* _TASK DESCRIPTION_
Copy the data exactly; pictures stay out of the copy.

* _MATERIAL_
########

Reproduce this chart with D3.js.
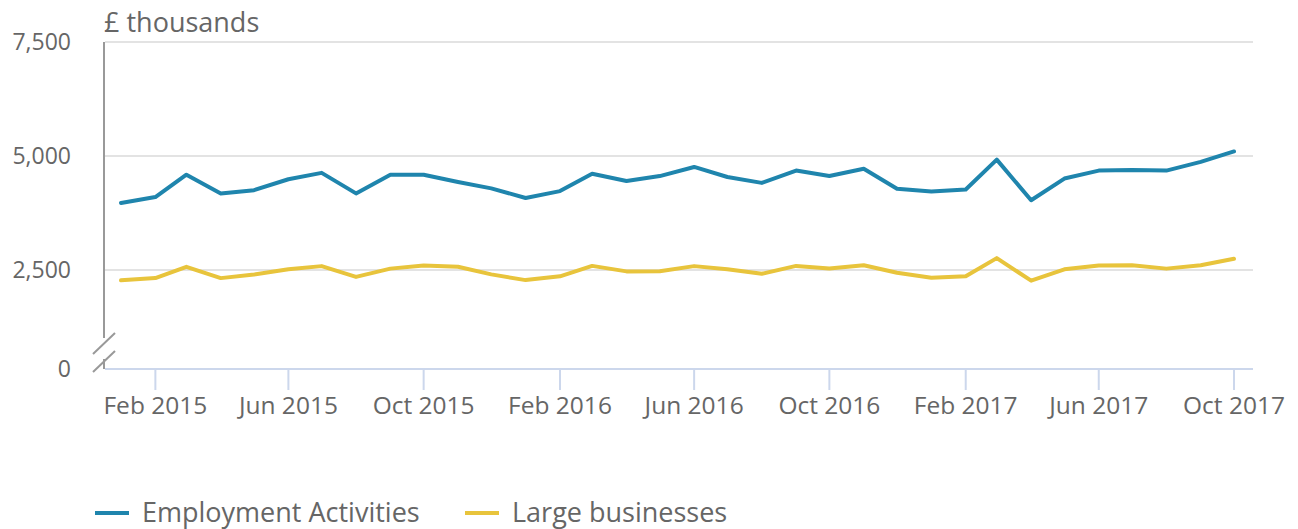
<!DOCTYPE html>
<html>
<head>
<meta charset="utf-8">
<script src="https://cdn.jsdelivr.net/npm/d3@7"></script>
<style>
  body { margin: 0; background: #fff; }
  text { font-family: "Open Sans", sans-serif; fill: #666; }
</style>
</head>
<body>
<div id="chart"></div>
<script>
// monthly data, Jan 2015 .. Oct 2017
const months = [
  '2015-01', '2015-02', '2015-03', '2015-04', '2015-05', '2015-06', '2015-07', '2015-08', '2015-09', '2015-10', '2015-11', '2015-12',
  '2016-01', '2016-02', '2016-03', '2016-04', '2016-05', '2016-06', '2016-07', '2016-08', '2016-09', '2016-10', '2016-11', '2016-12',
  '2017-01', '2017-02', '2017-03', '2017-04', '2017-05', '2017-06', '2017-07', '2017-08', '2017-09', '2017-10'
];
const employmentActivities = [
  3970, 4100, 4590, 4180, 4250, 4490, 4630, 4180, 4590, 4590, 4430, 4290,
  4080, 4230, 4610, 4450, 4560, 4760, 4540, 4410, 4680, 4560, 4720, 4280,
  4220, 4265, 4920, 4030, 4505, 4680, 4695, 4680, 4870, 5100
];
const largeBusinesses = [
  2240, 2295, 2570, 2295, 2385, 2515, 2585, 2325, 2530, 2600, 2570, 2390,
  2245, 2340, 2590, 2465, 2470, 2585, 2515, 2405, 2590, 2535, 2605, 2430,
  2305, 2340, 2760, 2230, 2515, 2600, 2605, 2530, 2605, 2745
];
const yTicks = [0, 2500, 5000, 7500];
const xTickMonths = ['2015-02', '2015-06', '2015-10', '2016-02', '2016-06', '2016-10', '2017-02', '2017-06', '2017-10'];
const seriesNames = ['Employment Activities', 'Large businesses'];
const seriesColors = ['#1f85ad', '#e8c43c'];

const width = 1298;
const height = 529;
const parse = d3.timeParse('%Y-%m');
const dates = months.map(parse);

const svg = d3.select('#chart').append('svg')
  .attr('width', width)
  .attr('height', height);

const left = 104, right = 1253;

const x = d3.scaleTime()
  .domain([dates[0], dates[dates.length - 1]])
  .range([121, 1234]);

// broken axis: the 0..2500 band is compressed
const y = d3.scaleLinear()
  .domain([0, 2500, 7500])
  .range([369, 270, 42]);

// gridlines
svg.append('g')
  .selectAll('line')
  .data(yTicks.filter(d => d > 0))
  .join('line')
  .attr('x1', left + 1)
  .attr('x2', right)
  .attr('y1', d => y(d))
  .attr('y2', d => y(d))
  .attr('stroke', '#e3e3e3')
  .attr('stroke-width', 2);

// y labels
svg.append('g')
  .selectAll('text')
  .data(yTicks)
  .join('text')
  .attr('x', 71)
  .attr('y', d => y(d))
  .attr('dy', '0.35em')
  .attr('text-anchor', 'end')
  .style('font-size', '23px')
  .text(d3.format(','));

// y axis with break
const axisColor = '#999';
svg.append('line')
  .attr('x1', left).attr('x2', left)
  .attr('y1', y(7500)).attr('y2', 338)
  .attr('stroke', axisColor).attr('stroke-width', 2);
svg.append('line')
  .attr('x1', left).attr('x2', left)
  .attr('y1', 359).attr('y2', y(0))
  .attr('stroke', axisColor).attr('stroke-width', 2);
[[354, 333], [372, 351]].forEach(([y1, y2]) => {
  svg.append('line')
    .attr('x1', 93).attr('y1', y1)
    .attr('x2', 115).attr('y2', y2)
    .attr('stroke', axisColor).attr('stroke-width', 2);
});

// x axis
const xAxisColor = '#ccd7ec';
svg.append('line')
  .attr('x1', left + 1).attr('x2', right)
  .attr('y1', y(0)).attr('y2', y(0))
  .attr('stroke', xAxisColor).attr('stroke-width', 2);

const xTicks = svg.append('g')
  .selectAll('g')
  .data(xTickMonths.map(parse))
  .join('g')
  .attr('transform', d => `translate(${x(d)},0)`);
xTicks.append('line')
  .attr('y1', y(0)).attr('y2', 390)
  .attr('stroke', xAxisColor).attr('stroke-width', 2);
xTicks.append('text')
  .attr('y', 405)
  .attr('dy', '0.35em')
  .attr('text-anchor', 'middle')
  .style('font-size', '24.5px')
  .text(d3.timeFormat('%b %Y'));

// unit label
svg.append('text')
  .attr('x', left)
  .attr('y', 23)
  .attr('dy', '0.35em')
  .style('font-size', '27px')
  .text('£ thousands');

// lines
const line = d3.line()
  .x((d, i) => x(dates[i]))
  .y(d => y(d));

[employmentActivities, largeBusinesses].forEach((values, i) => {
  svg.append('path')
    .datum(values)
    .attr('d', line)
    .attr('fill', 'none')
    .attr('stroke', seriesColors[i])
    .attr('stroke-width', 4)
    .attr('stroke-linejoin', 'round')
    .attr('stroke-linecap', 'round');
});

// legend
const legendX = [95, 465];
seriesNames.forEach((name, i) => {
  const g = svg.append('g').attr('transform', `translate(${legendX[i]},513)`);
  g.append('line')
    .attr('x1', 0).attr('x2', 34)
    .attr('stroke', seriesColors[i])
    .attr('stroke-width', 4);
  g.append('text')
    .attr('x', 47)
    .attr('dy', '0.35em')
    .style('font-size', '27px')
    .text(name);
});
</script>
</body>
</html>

########

* _COMPLETED TASK_
Reproduce this chart with D3.js.
<!DOCTYPE html>
<html>
<head>
<meta charset="utf-8">
<script src="https://cdn.jsdelivr.net/npm/d3@7"></script>
<style>
  body { margin: 0; background: #fff; }
  text { font-family: "Open Sans", sans-serif; fill: #666; }
</style>
</head>
<body>
<div id="chart"></div>
<script>
// monthly data, Jan 2015 .. Oct 2017
const months = [
  '2015-01', '2015-02', '2015-03', '2015-04', '2015-05', '2015-06', '2015-07', '2015-08', '2015-09', '2015-10', '2015-11', '2015-12',
  '2016-01', '2016-02', '2016-03', '2016-04', '2016-05', '2016-06', '2016-07', '2016-08', '2016-09', '2016-10', '2016-11', '2016-12',
  '2017-01', '2017-02', '2017-03', '2017-04', '2017-05', '2017-06', '2017-07', '2017-08', '2017-09', '2017-10'
];
const employmentActivities = [
  3970, 4100, 4590, 4180, 4250, 4490, 4630, 4180, 4590, 4590, 4430, 4290,
  4080, 4230, 4610, 4450, 4560, 4760, 4540, 4410, 4680, 4560, 4720, 4280,
  4220, 4265, 4920, 4030, 4505, 4680, 4695, 4680, 4870, 5100
];
const largeBusinesses = [
  2240, 2295, 2570, 2295, 2385, 2515, 2585, 2325, 2530, 2600, 2570, 2390,
  2245, 2340, 2590, 2465, 2470, 2585, 2515, 2405, 2590, 2535, 2605, 2430,
  2305, 2340, 2760, 2230, 2515, 2600, 2605, 2530, 2605, 2745
];
const yTicks = [0, 2500, 5000, 7500];
const xTickMonths = ['2015-02', '2015-06', '2015-10', '2016-02', '2016-06', '2016-10', '2017-02', '2017-06', '2017-10'];
const seriesNames = ['Employment Activities', 'Large businesses'];
const seriesColors = ['#1f85ad', '#e8c43c'];

const width = 1298;
const height = 529;
const parse = d3.timeParse('%Y-%m');
const dates = months.map(parse);

const svg = d3.select('#chart').append('svg')
  .attr('width', width)
  .attr('height', height);

const left = 104, right = 1253;

const x = d3.scaleTime()
  .domain([dates[0], dates[dates.length - 1]])
  .range([121, 1234]);

// broken axis: the 0..2500 band is compressed
const y = d3.scaleLinear()
  .domain([0, 2500, 7500])
  .range([369, 270, 42]);

// gridlines
svg.append('g')
  .selectAll('line')
  .data(yTicks.filter(d => d > 0))
  .join('line')
  .attr('x1', left + 1)
  .attr('x2', right)
  .attr('y1', d => y(d))
  .attr('y2', d => y(d))
  .attr('stroke', '#e3e3e3')
  .attr('stroke-width', 2);

// y labels
svg.append('g')
  .selectAll('text')
  .data(yTicks)
  .join('text')
  .attr('x', 71)
  .attr('y', d => y(d))
  .attr('dy', '0.35em')
  .attr('text-anchor', 'end')
  .style('font-size', '23px')
  .text(d3.format(','));

// y axis with break
const axisColor = '#999';
svg.append('line')
  .attr('x1', left).attr('x2', left)
  .attr('y1', y(7500)).attr('y2', 338)
  .attr('stroke', axisColor).attr('stroke-width', 2);
svg.append('line')
  .attr('x1', left).attr('x2', left)
  .attr('y1', 359).attr('y2', y(0))
  .attr('stroke', axisColor).attr('stroke-width', 2);
[[354, 333], [372, 351]].forEach(([y1, y2]) => {
  svg.append('line')
    .attr('x1', 93).attr('y1', y1)
    .attr('x2', 115).attr('y2', y2)
    .attr('stroke', axisColor).attr('stroke-width', 2);
});

// x axis
const xAxisColor = '#ccd7ec';
svg.append('line')
  .attr('x1', left + 1).attr('x2', right)
  .attr('y1', y(0)).attr('y2', y(0))
  .attr('stroke', xAxisColor).attr('stroke-width', 2);

const xTicks = svg.append('g')
  .selectAll('g')
  .data(xTickMonths.map(parse))
  .join('g')
  .attr('transform', d => `translate(${x(d)},0)`);
xTicks.append('line')
  .attr('y1', y(0)).attr('y2', 390)
  .attr('stroke', xAxisColor).attr('stroke-width', 2);
xTicks.append('text')
  .attr('y', 405)
  .attr('dy', '0.35em')
  .attr('text-anchor', 'middle')
  .style('font-size', '24.5px')
  .text(d3.timeFormat('%b %Y'));

// unit label
svg.append('text')
  .attr('x', left)
  .attr('y', 23)
  .attr('dy', '0.35em')
  .style('font-size', '27px')
  .text('£ thousands');

// lines
const line = d3.line()
  .x((d, i) => x(dates[i]))
  .y(d => y(d));

[employmentActivities, largeBusinesses].forEach((values, i) => {
  svg.append('path')
    .datum(values)
    .attr('d', line)
    .attr('fill', 'none')
    .attr('stroke', seriesColors[i])
    .attr('stroke-width', 4)
    .attr('stroke-linejoin', 'round')
    .attr('stroke-linecap', 'round');
});

// legend
const legendX = [95, 465];
seriesNames.forEach((name, i) => {
  const g = svg.append('g').attr('transform', `translate(${legendX[i]},513)`);
  g.append('line')
    .attr('x1', 0).attr('x2', 34)
    .attr('stroke', seriesColors[i])
    .attr('stroke-width', 4);
  g.append('text')
    .attr('x', 47)
    .attr('dy', '0.35em')
    .style('font-size', '27px')
    .text(name);
});
</script>
</body>
</html>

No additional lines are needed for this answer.